Currently in the UK, only 67% of adults have a valid Will, and whilst not all of them will have needed to appoint guardians for their children, it is certainly something that many of them will have considered. Deciding who you would like to bring up your children is likely to not be easy, however the thought of knowing that someone you trust will be looking after them after you’re gone should certainly bring some comfort to the matter. After all, the alternative is letting the courts decide on their guardians, something that surely any parent would wish to avoid.
The appointee will only become the child’s guardian if at the death of the testator:
- No parent with parental responsibility survived him; or
- There was a residence order in his sole favour relating to the child.

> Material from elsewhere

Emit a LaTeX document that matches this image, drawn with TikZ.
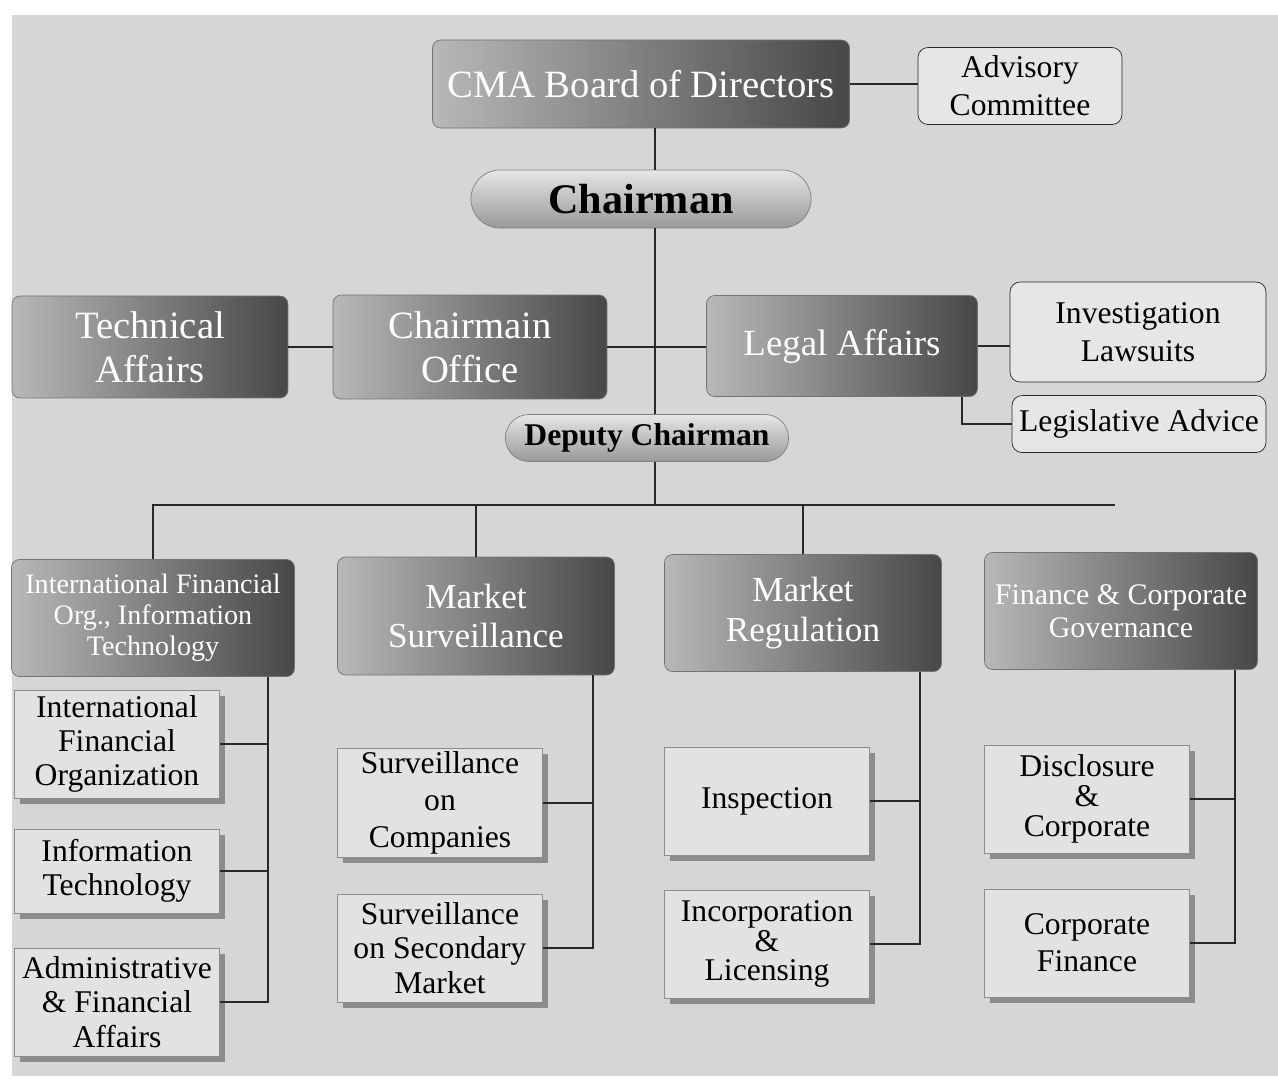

Without any guardians in place, under Section 5 of the Children Act 1989 the courts can appoint guardians for a child if there are no parents with parental responsibility, i.e. not named on the child’s birth certificate. Guardians may also appoint a successor, and this is not something that needs to be done in the testators Will.
It may seem obvious, but when appointing guardians in your Will, we always advise that you seek consent of those you wish to appoint, prior to naming them in your Will. The loss of a friend or family member can be shocking enough without unexpectedly having to take on the responsibility of children. You may also want to consider leaving a gift to the children in your Will as this may be paid to the guardians to use towards the maintenance, education and benefit of the children while they are minors.
Having appointed guardians for you children, you may also want to think about writing a letter of wishes to lay out how you want your children to be raised specifically. You could perhaps express how you wish for your children to continue with certain activities such as music lessons, or afterschool clubs. Other examples may include guidelines as to religion, or their education. It should however be remembered that a letter of wishes is just that. It is not legally binding and cannot be enforced, and as such it is advisable that when appointing guardians, you choose somebody who will follow the wishes you have set out.
Guardianship – give it some thought.